Adaptations are tricky matters, especially if your source material is regarded as part of the canon. Yet, I suspect, that's precisely the reason why some writers/directors are drawn to face down this uniquely formidable challenge time and again, with varying results. Katie Mitchell's take on Strindberg's A Dream Play, at the National a few years ago, was thoroughly spellbinding. It pushed the text to the edge of possibilities while a new, powerful narrative emerges from within. Her next two productions for the National, Iphegenia at Aulis and The Seagull, were almost identical in many approaches - the bleak stage set; the suffocating lighting design; the droning soundscape; the singularly nihilisic undertone with which every actor in the cast seemed to deliver every line, whatever the circumstance - while neither managed to convince (The Seagull, in particular, was almost disastrous in my view. Most characters ended up being caticatures of what Chekov intended them to be - well, if that had been Mitchell's artistic agenda, then she certainly succeeded).
Having seen two new adaptations in their previews this week (both open in the next few days), I thought I'd make an attempt at writing a review of both here.
Mrs Affleck, at the National (Cottesloe), is a modern take on Ibsen's Little Eyolf, by the young British writer Samuel Adamson, whose previous works include the original play Southwark Fair (which we enjoyed very much) and an adaptation of Ibsen's Pillars of the Community (which we sadly missed, but it received almost unanimous acclaim). I suppose the success of the latter paved the way naturally for this new venture, directed here by Marianne Elliott (whose recent work at the National included War Horse, Saint Joan and the aforementioned Pillars). Little Eyolf, being one of Ibsen's lesser-known works, features similar themes as those of his masterpieces such as Rosmersholm and John Gabriel Borkman: the ambigious and conflicting aspects of familial love, the inate battle of responsibility and desire, the inevitability of past sins - especially those of former generations - catching up with the present and the future.
Adamson is undoubtedly an intelligent writer who wanted to add even more layers to the original story by transferring the actions to 1950s England. Unfortunately, the extra devices he brought into the story in this regard seemed clumsy and superfluous. The Rat Wife in the original story, the mysterious figrue (think a quasi-malicious, female Pied Piper) who might or might not have been responsible for the boy's untimely death, is here replaced by a teenage punk, Flea (was this a deliberate anachronism - I thought they didn't materialise until the sixties?). His appearance in the first act, which ought to be suspenseful (if you read the Ibsen original, this material has potential for a truly creepy moment) is marred by the incongruous combination of metaphysical babble and street slang, and his return in the second half, in the middle of the Afflecks' grief for their now-drowned Ollie (the Adamson incarcation of Little Eyolf), amounts to more exasbating annoyance than anything more illuminating. There's also a second boy, George, who bears witness both to Ollie's ongoing unhappiness and his actual death scene.

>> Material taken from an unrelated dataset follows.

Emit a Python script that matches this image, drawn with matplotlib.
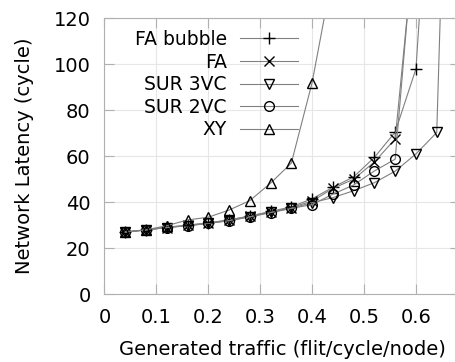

The fact that he's Carribean is cause for a whole scene in Act II, an emotional confrontation between his usually mild-mannered mother and Mrs Affleck who blurts out a viciously racial remark. Does it add anything meaningful to the emotional core of the story, except as a validation of the new historic/social context here? Not for me.
The heart of Ibsen's story is the intrinsic, moral battle of a man between the life he wants (the almost incestuous passion he's harnoured for his half sister al his life) and the one he's created (the wife whose wealth and beauty he couldn't resist, the child whose disability he may have played a part in causing, the books that he's no longer able to write). There's enough gripping dramatic depth to be explored here without the other distractions. The author and director should have also trusted the transferrability of the material (1880s Norway is a blissfully abstract enough setting) not to need the additional flag-ups. One further qualm about the plot revision is the fact that Audrey, Affleck's half-sister (Naomi Frederick, in a show-stealing performance) discovers the dark family secret - that the two of them are actually not related, thanks to her mother's promiscuity - during the action, rather than before the play begins. The original scenario would create more suspense and nuanced tension during a large part of the play until the secret is revealed, where as here, the discovery results in a moment of impulsive passion in the rain. Not all the newly added elements are problematic, however: the scene where Ollie reappears on the beach, in Audrey's imagination, playing with sand, is a beautfiul trance that we are all willing to be part of.
Finally, It's a shame that Claire Skinner's Rita Affleck is a mostly one-dimensional performance, whether she's conveying jealousy, guilt, hatred, helplessness or despair, whereas Ibsen's RIta Eyolf probably embodied all of these at the same time.